Festa da Apresentação do Senhor - Ano A
“Os meus olhos viram a vossa salvação, que pusestes ao alcance de todos os povos: luz para se revelar às nações e glória de Israel,
vosso povo.” Lc 2, 30-32
Será que a gratidão é algo natural ao ser humano ou precisamos todos de aprendê-la? A pergunta surgiu-me ao ver uma reportagem sobre pessoas que nasceram com grandes incapacidades físicas. Da coragem com que as assumiram e ultrapassaram, fazendo o que parecia impossível, emanava uma gratidão pela vida que me admirou. E o pensamento voou para tantas situações em que parece que andamos zangados ou aborrecidos por aquilo que ainda não temos, ou por dificuldades tão insignificantes. Somos gratos pelo dom da nossa vida? Ou assumimos a insatisfação como veste que se colou à pele e à alma, e escrevemos todos os dias reclamações no “livro da vida”?
O Professor António Sampaio da Nóvoa, numa conferência a professores brasileiros, relembrava como S. Tomás de Aquino, no Tratado da Gratidão, fala de três níveis da gratidão. O primeiro, o mais superficial, consiste em reconhecer (ut recognoscat) o benefício recebido; o segundo, intermédio, significa louvar e dar graças (ut gratias agat); e o terceiro, mais profundo, sublinha compromisso, vínculo (ut retribuat). O primeiro, ao nível intelectual, está presente na língua inglesa e alemã (os verbos to thank e zu danken). O segundo, com o sentido de dar graças, revela-se na maioria das línguas europeias (grazie, gracias, merci). Curiosamente, na língua portuguesa, o nosso “obrigado”, manifesta o nível mais profundo da gratidão, enunciado por S. Tomás: ficar vinculado, comprometido.

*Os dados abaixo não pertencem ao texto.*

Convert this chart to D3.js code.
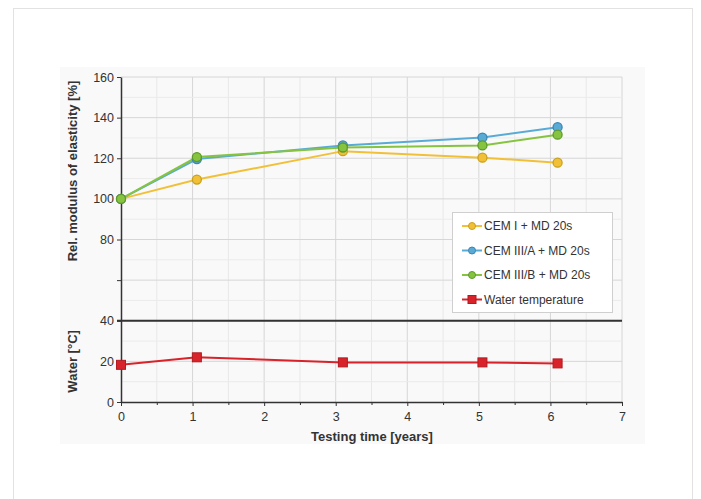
<!DOCTYPE html>
<html><head><meta charset="utf-8">
<script src="https://cdn.jsdelivr.net/npm/d3@7"></script>
<style>
body{margin:0;background:#fff;}
svg{display:block;font-family:"Liberation Sans",Arial,sans-serif;}
</style></head>
<body><svg id="c" width="701" height="499"></svg>
<script>
// ---- data ----
const times = [0, 1.06, 3.1, 5.05, 6.1];
const cemI = [100, 109.5, 123.5, 120.3, 117.8];
const cemIIIA = [100, 119.6, 126.3, 130.2, 135.3];
const cemIIIB = [100, 120.6, 125.3, 126.3, 131.6];
const waterTemp = [18.3, 22, 19.5, 19.5, 19];
const seriesNames = ["CEM I + MD 20s", "CEM III/A + MD 20s", "CEM III/B + MD 20s", "Water temperature"];
const xTicks = [0, 1, 2, 3, 4, 5, 6, 7];
const yTicksUpper = [80, 100, 120, 140, 160];
const yTicksLower = [0, 20, 40];

const svg = d3.select("#c");
// frame and image background
svg.append("rect").attr("x", 13.5).attr("y", 8.5).attr("width", 679).attr("height", 500)
  .attr("fill", "#fff").attr("stroke", "#e2e2e2");
svg.append("rect").attr("x", 60).attr("y", 67).attr("width", 585).attr("height", 377).attr("fill", "#f9f9f9");

const x = d3.scaleLinear().domain([0, 7]).range([121, 622]);
const y = d3.scaleLinear().domain([0, 160]).range([402, 77]);

// gridlines
const g = svg.append("g");
const xMinor = d3.range(0.5, 7, 1);
g.selectAll(".vmin").data(xMinor).join("line")
  .attr("x1", d => x(d)).attr("x2", d => x(d)).attr("y1", y(160)).attr("y2", y(0))
  .attr("stroke", "#e8e8e8").attr("stroke-width", 1);
g.selectAll(".vmaj").data(xTicks.slice(1)).join("line")
  .attr("x1", d => x(d)).attr("x2", d => x(d)).attr("y1", y(160)).attr("y2", y(0))
  .attr("stroke", "#d6d6d6").attr("stroke-width", 1);
const hMinor = d3.range(10, 160, 20);
g.selectAll(".hmin").data(hMinor).join("line")
  .attr("x1", x(0)).attr("x2", x(7)).attr("y1", d => y(d)).attr("y2", d => y(d))
  .attr("stroke", "#ebebeb").attr("stroke-width", 1);
g.selectAll(".hmaj").data(d3.range(20, 161, 20)).join("line")
  .attr("x1", x(0)).attr("x2", x(7)).attr("y1", d => y(d)).attr("y2", d => y(d))
  .attr("stroke", "#d6d6d6").attr("stroke-width", 1);

// separator
svg.append("line").attr("x1", x(0) - 4).attr("x2", x(7)).attr("y1", y(40)).attr("y2", y(40))
  .attr("stroke", "#333").attr("stroke-width", 2);

// axes
const axisStyle = sel => {
  sel.selectAll("path,line").attr("stroke", "#333");
  sel.selectAll("text").attr("fill", "#333").attr("font-size", 12.5);
};
svg.append("g").attr("transform", `translate(${x(0)},0)`)
  .call(d3.axisLeft(y).tickValues(yTicksUpper.concat([60])).tickSize(4).tickSizeOuter(0)
    .tickFormat(d => yTicksUpper.includes(d) ? d : ""))
  .call(axisStyle).call(s => s.select(".domain").attr("stroke-width", 1.5));
svg.append("g").attr("transform", `translate(${x(0)},0)`)
  .call(d3.axisLeft(y).tickValues(yTicksLower).tickSize(4).tickSizeOuter(0))
  .call(axisStyle).call(s => s.select(".domain").remove());
svg.append("g").attr("transform", `translate(0,${y(0)})`)
  .call(d3.axisBottom(x).tickValues(xTicks).tickSize(4).tickSizeOuter(0).tickPadding(6)
    .tickFormat(d3.format("d")))
  .call(axisStyle).call(s => s.select(".domain").attr("stroke-width", 1.5));
svg.append("g").attr("transform", `translate(0,${y(0)})`)
  .call(d3.axisBottom(x).tickValues(xMinor).tickSize(3).tickFormat(""))
  .call(axisStyle).call(s => s.select(".domain").remove());

// titles
svg.append("text").attr("transform", `translate(77,171) rotate(-90)`)
  .attr("text-anchor", "middle").attr("font-size", 13).attr("font-weight", "bold").attr("fill", "#333")
  .text("Rel. modulus of elasticity [%]");
svg.append("text").attr("transform", `translate(77,${(y(40) + y(0)) / 2}) rotate(-90)`)
  .attr("text-anchor", "middle").attr("font-size", 13).attr("font-weight", "bold").attr("fill", "#333")
  .text("Water [°C]");
svg.append("text").attr("x", 372).attr("y", 441).attr("text-anchor", "middle")
  .attr("font-size", 13).attr("font-weight", "bold").attr("fill", "#333")
  .text("Testing time [years]");

// series
const series = [
  {name: seriesNames[0], vals: cemI, color: "#f2c037", stroke: "#c9a01c", shape: "circle"},
  {name: seriesNames[1], vals: cemIIIA, color: "#5aaad6", stroke: "#3a86b2", shape: "circle"},
  {name: seriesNames[2], vals: cemIIIB, color: "#86c440", stroke: "#5e9a2a", shape: "circle"},
  {name: seriesNames[3], vals: waterTemp, color: "#d9232b", stroke: "#b01a20", shape: "square"}
];
const line = d3.line().x(d => x(d[0])).y(d => y(d[1]));
const drawOrder = [0, 1, 2, 3];
drawOrder.forEach(i => {
  const s = series[i];
  const pts = times.map((t, j) => [t, s.vals[j]]);
  svg.append("path").datum(pts).attr("d", line).attr("fill", "none")
    .attr("stroke", s.color).attr("stroke-width", 2);
});
drawOrder.forEach(i => {
  const s = series[i];
  const pts = times.map((t, j) => [t, s.vals[j]]);
  if (s.shape === "circle") {
    svg.append("g").selectAll("circle").data(pts).join("circle")
      .attr("cx", d => x(d[0])).attr("cy", d => y(d[1])).attr("r", 4.5)
      .attr("fill", s.color).attr("stroke", s.stroke).attr("stroke-width", 1.3);
  } else {
    svg.append("g").selectAll("rect").data(pts).join("rect")
      .attr("x", d => x(d[0]) - 4.5).attr("y", d => y(d[1]) - 4.5).attr("width", 9).attr("height", 9)
      .attr("fill", s.color).attr("stroke", s.stroke).attr("stroke-width", 1);
  }
});

// legend
const lg = svg.append("g");
lg.append("rect").attr("x", 452.5).attr("y", 212.5).attr("width", 160).attr("height", 100)
  .attr("fill", "#fff").attr("stroke", "#cfcfcf");
series.forEach((s, i) => {
  const cy = 226 + i * 24.5;
  lg.append("line").attr("x1", 462).attr("x2", 482).attr("y1", cy).attr("y2", cy)
    .attr("stroke", s.color).attr("stroke-width", 2);
  if (s.shape === "circle") {
    lg.append("circle").attr("cx", 472).attr("cy", cy).attr("r", 3.5)
      .attr("fill", s.color).attr("stroke", s.stroke);
  } else {
    lg.append("rect").attr("x", 468).attr("y", cy - 4).attr("width", 8).attr("height", 8)
      .attr("fill", s.color).attr("stroke", s.stroke);
  }
  lg.append("text").attr("x", 484).attr("y", cy + 4).attr("font-size", 12).attr("fill", "#333")
    .text(s.name);
});
</script></body></html>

40 dias depois do nascimento, Jesus, como qualquer primeiro filho menino de um casal judio, foi apresentado / consagrado / oferecido a Deus. Deus dado a Deus. A gratidão pela fecundidade era a oferta do dom recebido. Mas Deus nada quer para si e, por isso, a vida que Ele dá é para ser dada, “para a frente”. É este o sentido maior da gratidão: o futuro, a vida que se multiplica e se dá em abundância. O agradecimento não fica apenas num cuidado do passado, mas na responsabilidade de gerar mais vida: respondemos ao débito com um crédito, mais vida. Os olhos abertos de Simeão, que veio ao Templo conduzido pelo Espírito, vêm a luz que é Jesus e antecipam a vida e a salvação que Ele nos traz. Por seu lado, Ana anunciava a todos: a sua esterilidade de viúva torna-se fecunda pelo seu testemunho. Agradecer não é um “dá cá; toma lá”. É retribuir para a frente, gerar e dar vida, evangelizar, estarmos ligados à linha de alta tensão do amor.
Não desistamos de ser gratos. E não nos cansemos de ensinar a gratidão, em especial aos mais novos. A vida não é um acumular de coisas nem um rodopio de egoísmos. É uma luta de amor, uma sucessão de actos em que damos vida. A gratidão é dar a vida abundantemente.
Pe. Vitor Gonçalves
in Voz da Verdade
- Primeira Leitura - Um “mensageiro” anónimo anuncia o “Dia do Senhor” – o “dia” em que Deus vai descer ao encontro do seu Povo para criar uma nova realidade. Nesse dia, Jahwéh vai eliminar o egoísmo e o pecado, vai purificar o coração do seu Povo, vai inaugurar o tempo novo da comunhão verdadeira entre Deus e os homens. A Vida Consagrada é interpelação profética; interpela os homens, convida-os à conversão, anuncia e testemunha o mundo que há de vir.
- Segunda Leitura - Jesus é apresentado como o sacerdote por excelência que, ao oferecer ao Pai o sacrifício da sua vida, ao serviço do plano salvador de Deus, fez nascer o Homem Novo, livre da escravidão do pecado, promovido à categoria de “filho de Deus”. Esta “catequese” convida os discípulos a olhar para a cruz de Jesus, a interiorizar o seu significado, a seguir Jesus no dom total da vida, na entrega radical, no serviço simples e humilde aos irmãos. A Vida Consagrada é uma forma privilegiada de viver e de testemunhar esta realidade.
- Evangelho - Através das palavras e da catequese do evangelista Lucas, desenha-se aqui o quadro da “Apresentação de Jesus” no Templo de Jerusalém, a fim de ser “consagrado” ao Senhor. A consagração de Cristo recorda-nos que a nossa vida se deve cumprir num “ecce venio”, numa entrega total nas mãos do Pai, ao serviço do projeto de salvação de Deus para os homens e para o mundo.